Dick Wilson, the owner of Bay Center Farms in Willapa Bay, says as he already used it on his farm during a brief window when it was legal in 2014.
“We put imidacloprid in very small amounts, around 200 grams per acre, or half a pound,” he said. “It is so diluted at that point that it has to work down. It’s also applied to bare sediment. The shrimp are the only thing down there that’s alive.”
Department of Ecology Water Quality Communications Manager Jessie Payne said she was pleased with Inslee’s veto, because the agency needs enough time to study the effects of imidacloprid and hold public comment periods.
“We don’t want surprises,” Payne said. “Last time we had a permit, there was a huge outcry about the use. We don’t want ... to make decisions under the heat of public pressure. We’d rather have time to know what we’re working with and work within regulatory framework.”
State Rep. Brian Blake, D-Aberdeen, said he supported Walsh’s effort, but he also understood Ecology’s arguments.
Payne said that Ecology plans to draft a permit by the end of the summer, put it out for public comment and make a final decision in the fall. Growers should not assume the agency will clear the use of imidacloprid, she said.
Spraying imidacloprid on oyster beds was legal in 2014, but a new permit in 2015 was cancelled after a Seattle Times article provoked a massive critical response, according to Nisbet-Moncy.
Nisbet-Moncy said she, as well as other oyster farmers, are frustrated by Inslee’s veto and wish Ecology would issue a permit more quickly.

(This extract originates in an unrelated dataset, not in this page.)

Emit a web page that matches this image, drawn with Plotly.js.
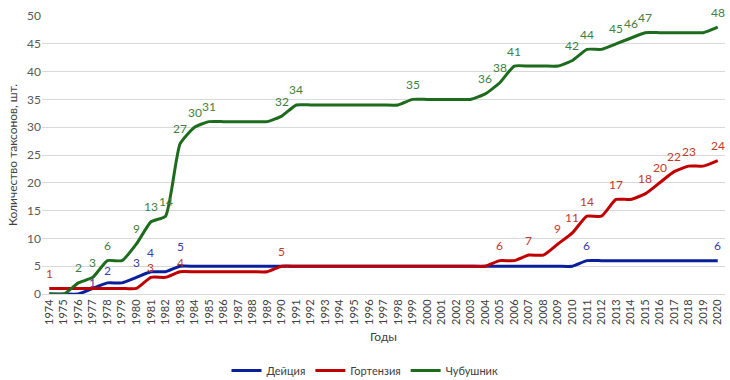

“It’s just really unfortunate that Ecology has taken so long to issue a permit that they issued two years ago,” she said. “Hopefully, now that he’s seen (the shrimp problem), he’ll realize the issue from an ecological standpoint.”
Despite the lengthy permit process, Lee said Inslee still deeply cares about the struggles of oyster farmers.
“(Local) families rely on oysters for their livelihood, and the businesses (too),” she said. “It was really important for him to see that and see that it’s threatened. He’s taking it very seriously. He really appreciated learning more about it.”